(director: Roy Del Ruth; screenwriters: based on the play by David Boehm/Robert Presnell Sr.; cinematographer: Barney McGill; editor: James Gibbon; cast: Loretta Young (Madeline Walters), Warren William (Kurt Anderson), Hale Hamilton (Monroe), Charles Sellon (Higgins), Albert Gran (Ross), Frank Reicher (Garfinkle), Berton Churchill (Bradford), Alice White (Polly), Ruth Donnelly (Miss Hall), Wallace Ford (Martin West), Allen Jenkins (Sweeney), Marjorie Gateson (Mrs. Hickox); Runtime: 74; MPAA Rating: NR; producer: Lucien Hubbard; Warner Archive Collection (First National); 1933 )

“Clever comedy/melodrama about a nasty power-hungry boss who gets his comeuppance.”

Reviewed by Dennis Schwartz

Roy Del Ruth(“On Moonlight Bay”/”The West Point Story”/”Topper Returns”) directs this clever comedy/melodrama about a nasty power-hungry boss who gets his comeuppance. It’s a pre-Code film, based on the play by David Boehm. Writer Robert Presnell Sr. lets the racy stuff in to give the film an edge.
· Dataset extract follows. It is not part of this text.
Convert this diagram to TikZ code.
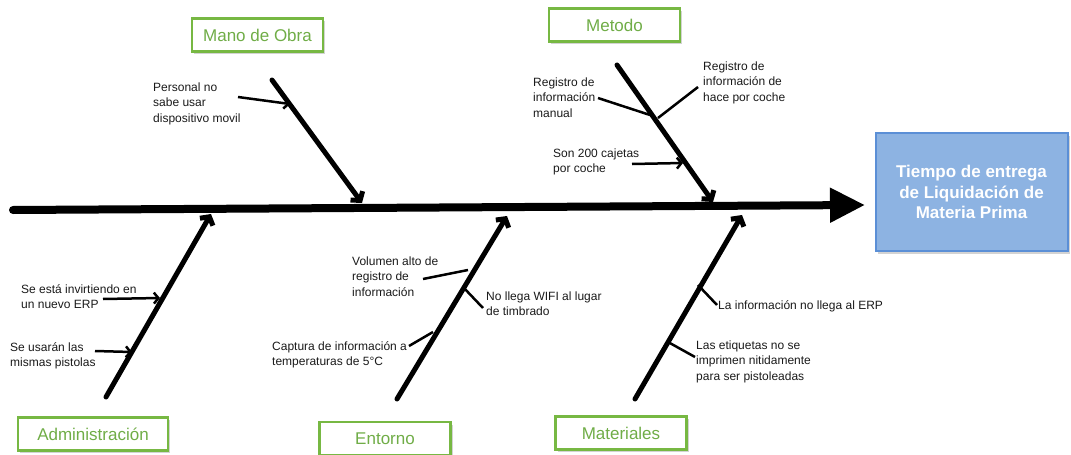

Kurt Anderson (Warren William) is the ambitious tyrant general manager of the Franklin Monroe Department Store in New York City (think Macy’s!), who terrorizes those under him. The hot-shot executive was recently brought to the store to make the floundering department store profitable again, and does so by shaking things up. The store’s board of directors love him for bringing in big profits but personally can’t stand him, and the workers passionately hate him as an uncaring slave-driver. Since the country is mired in a Depression and jobs are scarce, the executive staff agree to pay cuts and obey his commands or are fired. For all his faults, the anti-hero saves jobs by making a profit for the store and at least the workers can be thankful of that.

Kurt hires as a store model the young and beautiful Madeline (Loretta Young), after spending the night with the job applicant. On the job, she dates the salesman Martin West (Wallace Ford). Kurt likes Martin’s ideas on how to improve sales during these hard times, as he suggests placing men’s garments next to the women’s section, reasoning that the wives do most of the shopping for their husband’s clothes.Thereby Kurt appoints Martin as his assistant and warns him not to marry, as Kurt dedicates his life to his work and believes others should do the same. Instead Martin secretly weds Madeline. The comedy is earned as Kurt tries to break up the couple and again seduce Madeline.

As for the happy ending, it was not earned and throws some cold water on the zesty story. Nevertheless it was an enjoyable drama, and Warren William makes for a charming villain to sneer at.